Мы очутились в кабинете, очень аккуратном, типично медицинском. На полу большой шкаф с папками. В бидермейеровском книжном шкафу десятки медицинских книг, а наверху – череп, рядом – бронзовая голова мужчины, похожего на микробиолога, подарившего миру пенициллин, Александера Флеминга; табличка сообщала – да, это он и есть. Аптечка на стене рядом с фотографией президента Трумэна. Письменный стол орехового дерева в стиле рококо, похороненный под грудами бумаг и блокнотов, и еще один череп, приспособленный под пресс-папье. Четыре или пять стульев вишневого дерева. Хенкель указал через двойные стеклянные раздвижные двери на лабораторию, очень недурственно оборудованную.
– Микроскопы, центрифуги, спектрометры, вакуумные приборы, – перечислял Хенкель, – все это стоит больших денег. Майору приходится иногда изыскивать какие-то неофициальные источники финансирования, чтобы наша работа могла продолжаться. В том числе – обер-шарфюрера Ромберга разыскал и его тайничок в Дахау.
– Все верно, – проворчал Джейкобс; отодвинув гардину, он подозрительно всматривался из окна в сад позади виллы. Там затеяли шумную свару птицы. Мне нравится, как в природе решаются проблемы, – я бы сейчас и сам не прочь как следует врезать Джейкобсу.
– Как майор поступил с украденными ценностями бедолаг из лагеря, – через силу улыбнулся я, – это, безусловно, не мое дело.
– Вот теперь, фриц, ты угодил в самую точку, – покивал Джейкобс.
– А чем именно ты занимаешься, Генрих? – полюбопытствовал я.
– Ради бога, – оглянулся на Хенкеля Джейкобс, – не рассказывай ему.
– А почему бы и нет? – удивился тот.
– Ты ничего про этого типа не знаешь. Не забывай, вы с Эриком работаете на американское правительство. Я бы добавил, под грифом «секретно», но сильно сомневаюсь, что вы, парни, даже умеете выговаривать это слово без ошибок.
– Он гостит в моем доме, – стоял на своем Хенкель. – Я доверяю Берни.
– А я все пытаюсь понять – с какой такой стати? – возмущался Джейкобс. – Или это эсэсовские дела? «Старые товарищи»?
Откровенно, я и сам до сих пор немного удивлялся.
– Я объясню тебе, – ответил Хенкель. – Эрику порой становится одиноко, и мне кажется, у него возникают мысли о суициде.
– Господи, мне б такое одиночество, как у Эрика! – фыркнул Джейкобс. – С ним девица эта, которая ухаживает за ним, как ее там, Энгельбертина, что ли.
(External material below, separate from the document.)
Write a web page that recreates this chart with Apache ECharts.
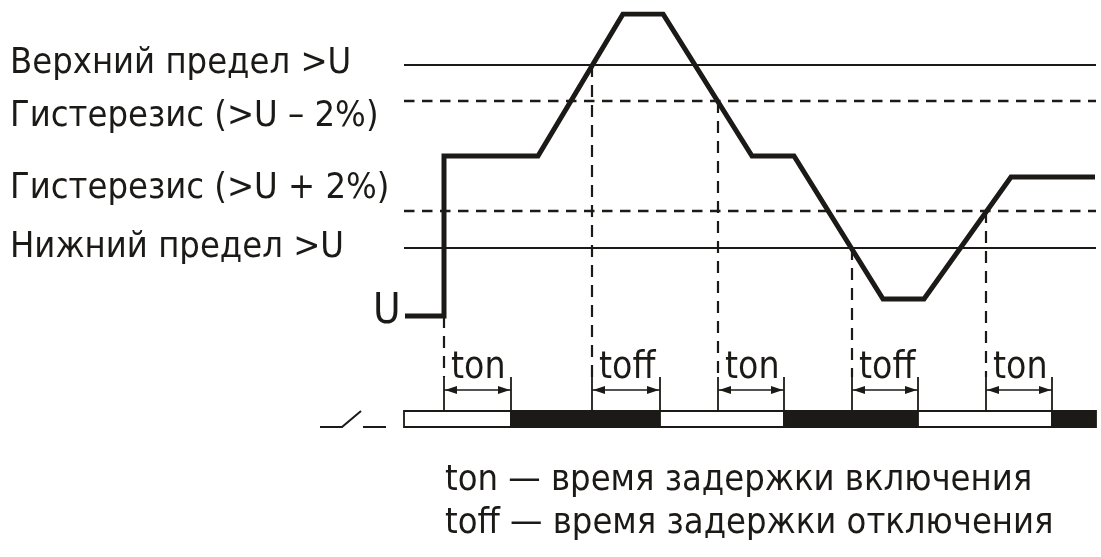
<!DOCTYPE html>
<html>
<head>
<meta charset="utf-8">
<script src="https://cdn.jsdelivr.net/npm/echarts@6/dist/echarts.min.js"></script>
<style>
html,body{margin:0;padding:0;background:#fff;}
#main{width:1101px;height:557px;}
</style>
</head>
<body>
<div id="main"></div>
<script>
// время (усл. ед.) и напряжение (усл. ед.)
var timeMax = 692;
var curveT = [1, 40, 40, 134, 219, 259, 348, 390, 479, 520, 607, 691];
var curveU = [0, 0, 160, 160, 302, 302, 160, 160, 17, 17, 139, 139];

// пороги
var levelNames = ['Верхний предел >U', 'Гистерезис (>U – 2%)', 'Гистерезис (>U + 2%)', 'Нижний предел >U'];
var levelValues = [251, 215, 105, 68];
var levelDashed = [false, true, true, false];

// события пересечения порогов и задержки
var eventT = [40, 188, 314, 448, 582];
var eventU = [0, 251, 215, 68, 105];
var eventName = ['ton', 'toff', 'ton', 'toff', 'ton'];
var delayT = [67, 68, 66, 66, 66];
var relayState = [0, 1, 0, 1, 0, 1]; // 0 - разомкнут, 1 - замкнут

var noteLines = ['ton — время задержки включения', 'toff — время задержки отключения'];

var ink = '#1c1a17';
var font = '"DejaVu Sans Condensed", "Liberation Sans Narrow", sans-serif';

function doChart(){
	var dom = document.getElementById('main');
	var myChart = echarts.init(dom);

	var curveData = [];
	$each(curveT, function(i, t){ curveData.push([t, curveU[i]]); });

	// линии порогов + пунктир от точек пересечения
	var markData = [];
	$each(levelValues, function(i, v){
		markData.push({
			yAxis: v,
			lineStyle: levelDashed[i] ? {color: ink, width: 2.4, type: [10.5, 7.5]} : {color: ink, width: 2, type: 'solid'}
		});
	});
	$each(eventT, function(i, t){
		markData.push([
			{coord: [t, eventU[i]], lineStyle: {color: ink, width: 2.2, type: [12, 8]}},
			{coord: [t, -61]}
		]);
	});

	// участки состояния реле
	var relayData = [];
	var bounds = [0];
	$each(eventT, function(i, t){ bounds.push(t + delayT[i]); });
	bounds.push(timeMax);
	$each(relayState, function(i, s){ relayData.push([bounds[i], bounds[i + 1], s]); });

	var delayData = [];
	$each(eventT, function(i, t){ delayData.push([t, t + delayT[i], i]); });

	var graphics = [];
	var labelY = [68, 121, 193, 252];
	$each(levelNames, function(i, name){
		graphics.push({type: 'text', left: 10, top: labelY[i] - 22,
			style: {text: name, font: '36px ' + font, fill: ink}});
	});
	graphics.push({type: 'text', x: 373, y: 312,
		style: {text: 'U', font: '42px ' + font, fill: ink, verticalAlign: 'middle'}});
	graphics.push({type: 'polyline', shape: {points: [[320, 427], [342, 427], [361, 411]]},
		style: {stroke: ink, lineWidth: 2, fill: null}});
	graphics.push({type: 'line', shape: {x1: 363, y1: 427, x2: 386, y2: 427},
		style: {stroke: ink, lineWidth: 2}});
	$each(noteLines, function(i, s){
		graphics.push({type: 'text', x: 445, y: 481 + i * 43,
			style: {text: s, font: '36px ' + font, fill: ink, verticalAlign: 'middle'}});
	});

	var option = {
		animation: false,
		backgroundColor: '#fff',
		grid: [
			{left: 404, right: 5, top: 14, height: 363},
			{left: 404, right: 5, top: 377, height: 50}
		],
		xAxis: [
			{type: 'value', gridIndex: 0, min: 0, max: timeMax, show: false},
			{type: 'value', gridIndex: 1, min: 0, max: timeMax, show: false}
		],
		yAxis: [
			{type: 'value', gridIndex: 0, min: -61, max: 302, show: false},
			{type: 'value', gridIndex: 1, min: 0, max: 50, show: false}
		],
		graphic: graphics,
		series: [
			{
				type: 'line',
				xAxisIndex: 0,
				yAxisIndex: 0,
				data: curveData,
				symbol: 'none',
				z: 5,
				lineStyle: {color: ink, width: 5, join: 'miter'},
				markLine: {
					silent: true,
					symbol: ['none', 'none'],
					label: {show: false},
					data: markData
				}
			},
			{
				type: 'custom',
				xAxisIndex: 1,
				yAxisIndex: 1,
				data: relayData,
				encode: {x: [0, 1]},
				renderItem: function(params, api){
					var p0 = api.coord([api.value(0), 16]);
					var p1 = api.coord([api.value(1), 0]);
					return {
						type: 'rect',
						shape: {x: p0[0], y: p0[1], width: p1[0] - p0[0], height: p1[1] - p0[1]},
						style: {fill: api.value(2) ? ink : '#fff', stroke: ink, lineWidth: 1.8}
					};
				}
			},
			{
				type: 'custom',
				xAxisIndex: 1,
				yAxisIndex: 1,
				data: delayData,
				encode: {x: [0, 1]},
				clip: false,
				renderItem: function(params, api){
					var a = api.coord([api.value(0), 37]);
					var b = api.coord([api.value(1), 37]);
					var top = api.coord([api.value(0), 50])[1];
					var bot = api.coord([api.value(0), 16])[1];
					var y = a[1];
					var st = {stroke: ink, lineWidth: 1.8};
					return {
						type: 'group',
						children: [
							{type: 'line', shape: {x1: a[0], y1: top, x2: a[0], y2: bot}, style: st},
							{type: 'line', shape: {x1: b[0], y1: top, x2: b[0], y2: bot}, style: st},
							{type: 'line', shape: {x1: a[0], y1: y, x2: b[0], y2: y}, style: {stroke: ink, lineWidth: 1.5}},
							{type: 'polygon', shape: {points: [[a[0] + 1, y], [a[0] + 13, y - 4], [a[0] + 13, y + 4]]}, style: {fill: ink}},
							{type: 'polygon', shape: {points: [[b[0] - 1, y], [b[0] - 13, y - 4], [b[0] - 13, y + 4]]}, style: {fill: ink}},
							{type: 'text', x: a[0] + 7, y: top - 9,
								style: {text: eventName[api.value(2)], font: '37px ' + font, fill: ink, verticalAlign: 'middle'}}
						]
					};
				}
			}
		]
	};
	myChart.setOption(option, true);
}

function $each(arr, fn){
	for (var i = 0; i < arr.length; i++) fn(i, arr[i]);
}

doChart();
</script>
</body>
</html>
Как мужик может жаловаться на одиночество, когда рядом такая женщина? Для меня загадка!
– Тут он прав, – вступил я.
– Видишь? Даже фриц со мной согласен.
– Мне бы не хотелось, чтобы ты называл его так, – тихо сказал Хенкель.
– Фриц? А что тут такого?
– Это всё равно как если б я называл тебя евреем. Или даже жидом.
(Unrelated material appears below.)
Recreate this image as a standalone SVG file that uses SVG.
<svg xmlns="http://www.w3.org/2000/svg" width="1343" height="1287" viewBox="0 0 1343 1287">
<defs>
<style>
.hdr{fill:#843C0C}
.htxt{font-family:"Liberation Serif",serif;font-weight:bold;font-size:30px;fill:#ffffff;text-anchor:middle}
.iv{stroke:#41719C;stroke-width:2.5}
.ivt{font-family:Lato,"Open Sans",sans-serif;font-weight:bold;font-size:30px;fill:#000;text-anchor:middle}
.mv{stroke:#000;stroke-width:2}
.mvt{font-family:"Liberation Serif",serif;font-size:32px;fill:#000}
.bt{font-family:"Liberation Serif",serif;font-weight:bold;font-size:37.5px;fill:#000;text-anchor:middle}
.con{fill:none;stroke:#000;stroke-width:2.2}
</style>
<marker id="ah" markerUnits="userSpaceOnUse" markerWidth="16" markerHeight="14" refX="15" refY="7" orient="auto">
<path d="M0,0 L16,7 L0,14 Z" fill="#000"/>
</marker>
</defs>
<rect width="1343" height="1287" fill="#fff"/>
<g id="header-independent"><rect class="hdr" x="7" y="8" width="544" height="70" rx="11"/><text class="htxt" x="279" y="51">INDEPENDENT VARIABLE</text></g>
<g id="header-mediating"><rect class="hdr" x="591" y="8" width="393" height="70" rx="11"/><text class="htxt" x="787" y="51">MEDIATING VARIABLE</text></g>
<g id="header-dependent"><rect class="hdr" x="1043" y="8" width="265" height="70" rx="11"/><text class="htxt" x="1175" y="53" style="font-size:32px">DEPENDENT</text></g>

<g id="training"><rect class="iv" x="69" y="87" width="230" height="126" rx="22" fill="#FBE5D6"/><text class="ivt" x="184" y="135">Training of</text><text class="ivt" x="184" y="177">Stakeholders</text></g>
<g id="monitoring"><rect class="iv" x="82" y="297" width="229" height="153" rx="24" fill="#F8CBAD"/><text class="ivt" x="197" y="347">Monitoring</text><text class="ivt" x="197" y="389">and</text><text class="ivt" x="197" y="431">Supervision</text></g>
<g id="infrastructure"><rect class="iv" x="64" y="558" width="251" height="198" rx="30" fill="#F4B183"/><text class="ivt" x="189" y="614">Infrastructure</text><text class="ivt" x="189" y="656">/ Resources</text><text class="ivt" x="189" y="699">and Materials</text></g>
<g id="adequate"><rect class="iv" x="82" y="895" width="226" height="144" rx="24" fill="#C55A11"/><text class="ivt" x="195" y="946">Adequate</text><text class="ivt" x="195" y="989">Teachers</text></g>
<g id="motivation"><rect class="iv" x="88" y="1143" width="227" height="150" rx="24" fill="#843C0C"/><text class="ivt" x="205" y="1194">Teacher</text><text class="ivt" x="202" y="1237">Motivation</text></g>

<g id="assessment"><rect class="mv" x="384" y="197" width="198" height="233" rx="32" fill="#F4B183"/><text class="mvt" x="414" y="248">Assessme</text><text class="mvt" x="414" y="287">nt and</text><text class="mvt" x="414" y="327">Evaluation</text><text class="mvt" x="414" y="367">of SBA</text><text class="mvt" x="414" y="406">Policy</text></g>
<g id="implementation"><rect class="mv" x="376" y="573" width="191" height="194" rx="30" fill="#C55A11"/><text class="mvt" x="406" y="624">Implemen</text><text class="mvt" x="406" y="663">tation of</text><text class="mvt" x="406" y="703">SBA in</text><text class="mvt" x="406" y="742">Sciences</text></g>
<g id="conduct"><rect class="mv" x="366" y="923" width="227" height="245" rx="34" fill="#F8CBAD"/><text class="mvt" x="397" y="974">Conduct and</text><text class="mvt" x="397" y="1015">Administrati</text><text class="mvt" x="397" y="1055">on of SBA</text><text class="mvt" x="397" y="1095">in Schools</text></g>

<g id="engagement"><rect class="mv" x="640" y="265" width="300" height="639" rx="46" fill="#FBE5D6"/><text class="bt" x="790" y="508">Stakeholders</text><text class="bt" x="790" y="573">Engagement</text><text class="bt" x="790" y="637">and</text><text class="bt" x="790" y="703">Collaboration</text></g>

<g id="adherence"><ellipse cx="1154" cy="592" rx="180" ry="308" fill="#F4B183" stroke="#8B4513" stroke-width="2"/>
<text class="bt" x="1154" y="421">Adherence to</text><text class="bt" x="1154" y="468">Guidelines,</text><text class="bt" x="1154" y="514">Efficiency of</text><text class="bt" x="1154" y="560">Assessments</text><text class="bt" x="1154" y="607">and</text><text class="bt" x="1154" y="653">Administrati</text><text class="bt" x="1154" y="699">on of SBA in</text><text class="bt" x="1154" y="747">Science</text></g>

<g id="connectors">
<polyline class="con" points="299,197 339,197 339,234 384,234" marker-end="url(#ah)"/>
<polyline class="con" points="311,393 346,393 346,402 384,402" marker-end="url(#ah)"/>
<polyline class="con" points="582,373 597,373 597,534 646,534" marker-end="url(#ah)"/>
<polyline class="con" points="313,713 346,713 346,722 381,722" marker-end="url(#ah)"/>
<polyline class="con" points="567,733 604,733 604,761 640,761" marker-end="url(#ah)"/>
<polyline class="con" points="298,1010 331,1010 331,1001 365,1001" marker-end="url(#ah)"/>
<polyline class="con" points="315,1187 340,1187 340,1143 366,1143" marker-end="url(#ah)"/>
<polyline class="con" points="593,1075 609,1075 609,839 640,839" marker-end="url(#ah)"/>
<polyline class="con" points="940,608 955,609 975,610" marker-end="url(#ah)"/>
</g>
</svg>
– Да ладно, привыкай, приятель! – хохотнул Джейкобс. – Сейчас жиды при власти, и вам, фрицам, придется делать то, что они вам велят.
Хенкель оглянулся на меня и четко, раздельно, как будто специально, чтобы позлить майора, проговорил:
– Мы пытаемся найти лекарство от малярии.
Джейкобс шумно вздохнул.
– Но я думал, что лекарство от малярии давно есть, – удивился я.